Los dos tiempos son tratados de forma distinta: en el pasado se tiende hacia un desarrollo dentro de las convenciones del realismo, en las descripciones y diálogos. El relato se expande, responde a un tiempo lento, dilatado. Vivimos aquí la novela, según quería José Ortega y Gasset, como vida provinciana.
En el presente, se tiende hacia un desarrollo sintético, por momentos paródico, con un ritmo acelerado, rápido; antes que a una presentación convencionalmente objetiva y morosa de la realidad, se procura reflejarla desde espejos cóncavos, con rasgos de caricatura; la representación se sale de los cánones realistas y transita por las parcelas de lo fantástico, tanto que el narrador protagonista puede relatar su propia muerte y confesar la vergüenza que siente al haber fallecido en un escandalo de burdel: “Ahora que también he fallecido envidio al otro Miguel Merizalde –confiesa-, muerto en tiempos heroicos, en contraste con los míos, vulgares y puteros” (A la sombra del magnolio, p. 393).
Entre las dos épocas e historias familiares, se traza el trayecto de una decadencia social. A pesar de la diferencia de aquellos dos tiempos y espacios superpuestos, un tejido común marca sus cercanías y distancias: la falsedad, sordidez y degradación de las relaciones entre los grupos sociales y las personas.

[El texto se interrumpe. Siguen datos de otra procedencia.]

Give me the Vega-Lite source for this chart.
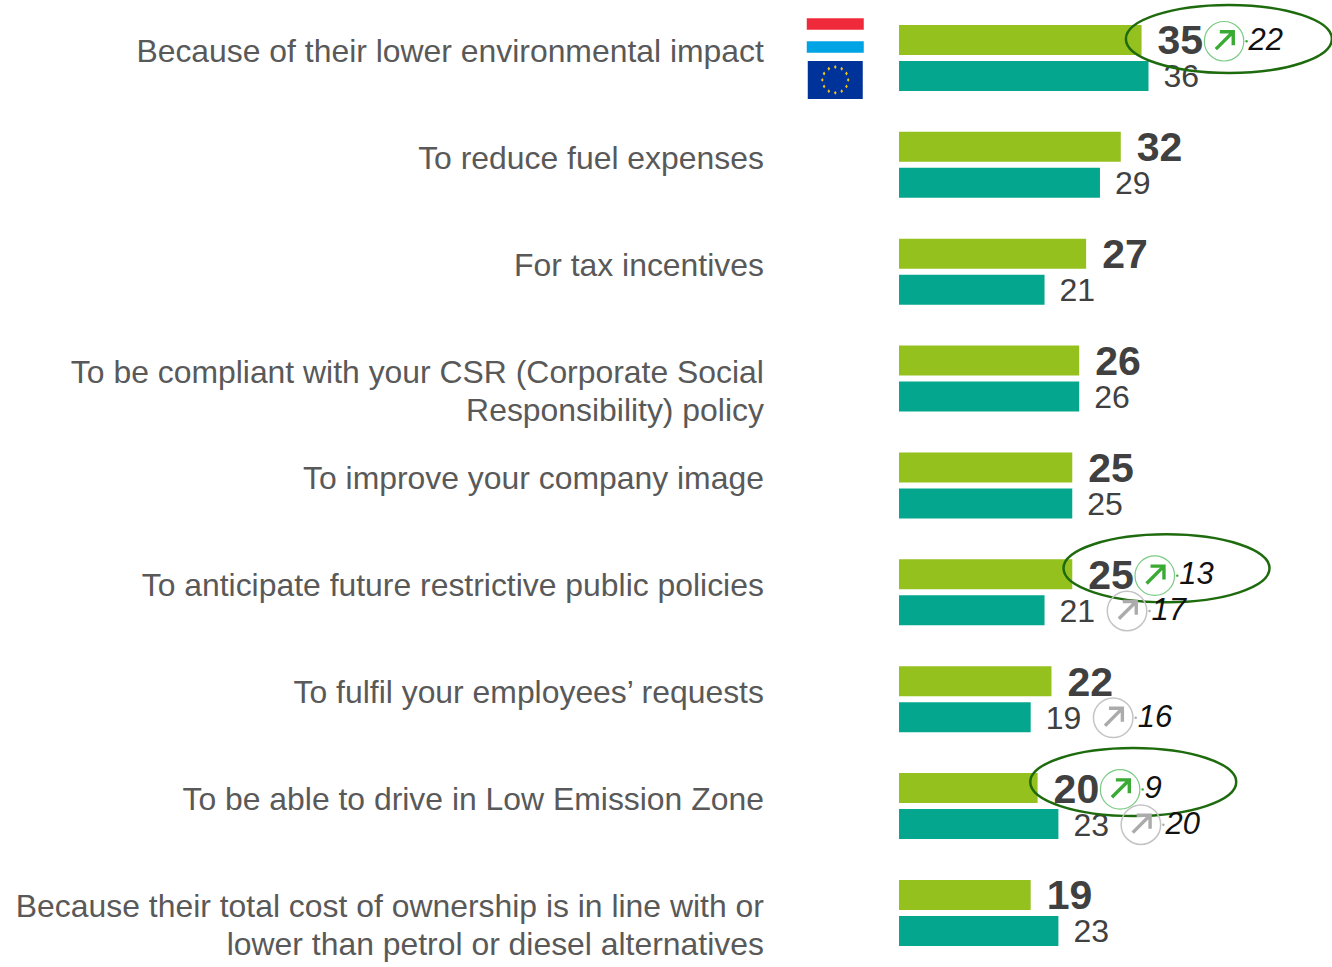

Las 397 páginas de “A la sombra del magnolio” se leen con un sostenido interés: no sorprende que en esta novela de Benjamín Ortiz Brennan, se revele la hábil mano del periodista, el apreciable dominio del lenguaje y un diestro manejo de la narración. Lo histórico en ella no es reconstrucción fría y erudita, sino experiencia vista desde lo contemporáneo, en los efectos que causan los gobiernos despóticos y autoritarios sobre los destinos familiares y las conciencias y comportamientos individuales.